最近のテレビドラマは警察や医療関係のものが多い。医療ものでは医療界の常識を外れたスーパードクターと新技術、時には未来の技術も登場し、快適な展開で進む。警察ものは内部の権力争いを中心に展開する一方で、こちらも警察というイメージ外れのデカさんが難問を推理して事件解決を見せる。
抱いている警察や医療の現場とは異なるが、防犯カメラ、スマホ、パソコン、鑑識と手際よく進む。そんなドラマを見ると思い出す。1964年の東京五輪大会開会式の少し後だった。

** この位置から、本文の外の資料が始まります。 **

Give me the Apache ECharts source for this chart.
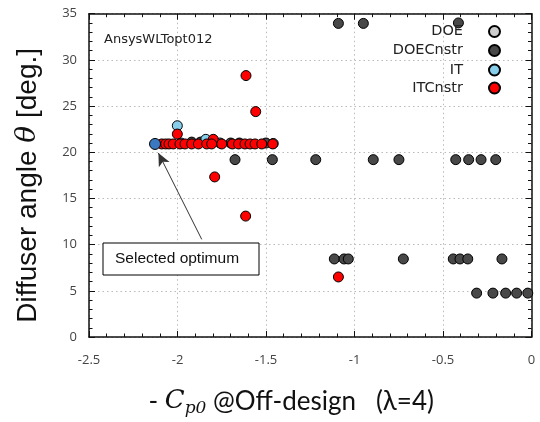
<!DOCTYPE html>
<html>
<head>
<meta charset="utf-8">
<script src="https://cdn.jsdelivr.net/npm/echarts@6/dist/echarts.min.js"></script>
<style>html,body{margin:0;padding:0;background:#fff;}#c{width:540px;height:422px;}</style>
</head>
<body>
<div id="c"></div>
<script>
// ---- data ----
const xTicks = [-2.5, -2, -1.5, -1, -0.5, 0];
const yTicks = [0, 5, 10, 15, 20, 25, 30, 35];
const seriesNames = ['DOE', 'DOECnstr', 'IT', 'ITCnstr'];

const doe = [];
const doeCnstr = [
  [-1.091, 33.95], [-0.950, 33.95], [-0.413, 34.0],
  [-1.675, 19.2], [-1.464, 19.2], [-1.219, 19.2], [-0.894, 19.2], [-0.749, 19.2],
  [-0.428, 19.2], [-0.355, 19.2], [-0.285, 19.2], [-0.202, 19.2],
  [-1.114, 8.45], [-1.059, 8.45], [-1.035, 8.45], [-0.724, 8.45],
  [-0.442, 8.45], [-0.404, 8.45], [-0.360, 8.45], [-0.167, 8.45],
  [-0.310, 4.75], [-0.218, 4.75], [-0.146, 4.75], [-0.084, 4.75], [-0.021, 4.75],
  [-1.92, 21.1], [-1.87, 21.1], [-1.80, 21.1], [-1.70, 21.0], [-1.65, 21.0], [-1.50, 21.0]
];
const it = [
  [-2.001, 22.87], [-1.84, 21.4], [-1.459, 20.95], [-1.98, 21.0], [-1.76, 21.0]
];
const itCnstr = [
  [-1.613, 28.3], [-1.558, 24.4], [-2.001, 21.97], [-1.798, 21.4],
  [-1.790, 17.33], [-1.615, 13.09], [-1.091, 6.5],
  [-2.089, 20.9], [-2.067, 20.9], [-2.048, 20.9], [-2.024, 20.9], [-1.986, 20.9],
  [-1.958, 20.9], [-1.920, 20.9], [-1.882, 20.9], [-1.835, 20.9], [-1.807, 20.9],
  [-1.750, 20.9], [-1.690, 20.9], [-1.655, 20.9], [-1.619, 20.9], [-1.590, 20.9],
  [-1.562, 20.9], [-1.524, 20.9], [-1.462, 20.9]
];
const optimum = [[-2.127, 20.9]];
const arrowFrom = [-1.863, 10.57];
const arrowTo = [-2.108, 19.92];

// ---- chart ----
const chart = echarts.init(document.getElementById('c'), null, {renderer: 'canvas'});
const tickFont = {color: '#444', fontSize: 13, fontFamily: 'Open Sans'};
const mk = (name, data, color, z) => ({
  name, type: 'scatter', data, symbolSize: 10, z,
  itemStyle: {color, borderColor: '#000', borderWidth: 1, opacity: 1},
  emphasis: {disabled: true}
});
const legendTop = [19, 38, 57.5, 75.5];
const axisCommon = {
  axisLine: {show: true, onZero: false, lineStyle: {color: '#111', width: 1.5}},
  axisTick: {show: true, inside: true, length: 6, lineStyle: {color: '#111', width: 1}},
  minorTick: {show: true, splitNumber: 5, length: 3.5, lineStyle: {color: '#111', width: 1}}
};
const option = {
  animation: false,
  backgroundColor: '#fff',
  grid: {left: 89, right: 8.5, top: 13.7, bottom: 84, containLabel: false},
  xAxis: [Object.assign({
    type: 'value', min: -2.5, max: 0, interval: 0.5,
    name: '- {c|C}{s|p0} @Off-design   (λ=4)',
    nameLocation: 'middle', nameGap: 49,
    nameTextStyle: {fontSize: 26, fontFamily: 'Lato', color: '#111', padding: [0, 38, 0, 0],
      rich: {
        c: {fontSize: 26, fontStyle: 'italic', fontFamily: 'DejaVu Serif', color: '#111'},
        s: {fontSize: 17, fontStyle: 'italic', fontFamily: 'DejaVu Serif', color: '#111', padding: [14, 0, 0, 0]}
      }},
    axisLabel: Object.assign({margin: 17, formatter: v => String(v)}, tickFont),
    splitLine: {show: true, lineStyle: {color: '#bbb', type: [1.5, 3], width: 1}}
  }, axisCommon), Object.assign({
    type: 'value', min: -2.5, max: 0, interval: 0.5, position: 'top',
    axisLabel: {show: false}, splitLine: {show: false}
  }, axisCommon)],
  yAxis: [Object.assign({
    type: 'value', min: 0, max: 35, interval: 5,
    name: 'Diffuser angle {t|θ} [deg.]',
    nameLocation: 'middle', nameGap: 47,
    nameTextStyle: {fontSize: 28, fontFamily: 'Liberation Sans', color: '#111', padding: [0, 20, 0, 0],
      rich: {t: {fontSize: 28, fontStyle: 'italic', fontFamily: 'DejaVu Serif', color: '#111'}}},
    axisLabel: Object.assign({margin: 12}, tickFont),
    splitLine: {show: true, lineStyle: {color: '#bbb', type: [1.5, 3], width: 1}}
  }, axisCommon), Object.assign({
    type: 'value', min: 0, max: 35, interval: 5, position: 'right',
    axisLabel: {show: false}, splitLine: {show: false}
  }, axisCommon)],
  legend: seriesNames.map((n, i) => ({
    data: [n], orient: 'vertical', align: 'right', right: 34, top: legendTop[i],
    icon: 'circle', itemWidth: 11, itemHeight: 11, selectedMode: false,
    textStyle: {fontSize: 14.5, fontFamily: 'DejaVu Sans', color: '#222', padding: [0, 21, 0, 0]}
  })),
  graphic: [
    {type: 'text', left: 104, top: 33, z: 10,
      style: {text: 'AnsysWLTopt012', fontSize: 13, fontFamily: 'DejaVu Sans', fill: '#222'}},
    {type: 'rect', shape: {x: 103, y: 243, width: 156, height: 32}, z: 10,
      style: {fill: '#fff', stroke: '#000', lineWidth: 1}},
    {type: 'text', x: 115, y: 259, z: 11,
      style: {text: 'Selected optimum', fontSize: 15.5, fontFamily: 'Liberation Sans', fill: '#111', verticalAlign: 'middle'}}
  ],
  series: [
    mk('DOE', doe, '#cccccc', 2),
    mk('DOECnstr', doeCnstr, '#484848', 3),
    mk('IT', it, '#87ceeb', 4),
    mk('ITCnstr', itCnstr, '#ff0000', 5),
    Object.assign(mk('Optimum', optimum, '#3a78c0', 6), {
      symbolSize: 11,
      markLine: {
        silent: true, symbol: ['none', 'arrow'], symbolSize: [9, 13],
        lineStyle: {color: '#333', width: 1, type: 'solid'},
        label: {show: false},
        data: [[{coord: arrowFrom}, {coord: arrowTo}]]
      }
    })
  ]
};
chart.setOption(option);
</script>
</body>
</html>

23時までの勤務を終えバスを降り、右側を歩いて帰宅中、後方から来た自動二輪車にはねられた。加害車は逃走したが、記憶していたナンバーと転倒時に折損したスッテップを事故現場で警察に伝えた。
手当を受け帰宅して就寝したのは深夜になっていた。今でもはっきり記憶しているが午前4時に若い制服警察官が来宅。ひき逃げ犯の逮捕状請求のため改めての事情聴取だった。犯行を否認しているので急ぎ手続きと聞いた。聴取中、母が湯呑でお茶を出した。「有難うございます。私は勤務中ですので」と聴取を続けた。早朝の来宅を詫び、結局湯呑には手をつけないで帰署した。
警察はひき逃げした二輪車を深夜に割り出した。ステップの折損跡はぴたりと一致したが否認したという。私にすれば数時間の早業に思える。1年延期の東京五輪開会式が近づき、ドラマのコーヒーなどうまそうにご馳走になるシーンと見比べている。時代は違うが、元警察官の知人が「お茶一杯が命取り」という経験談を思い出す。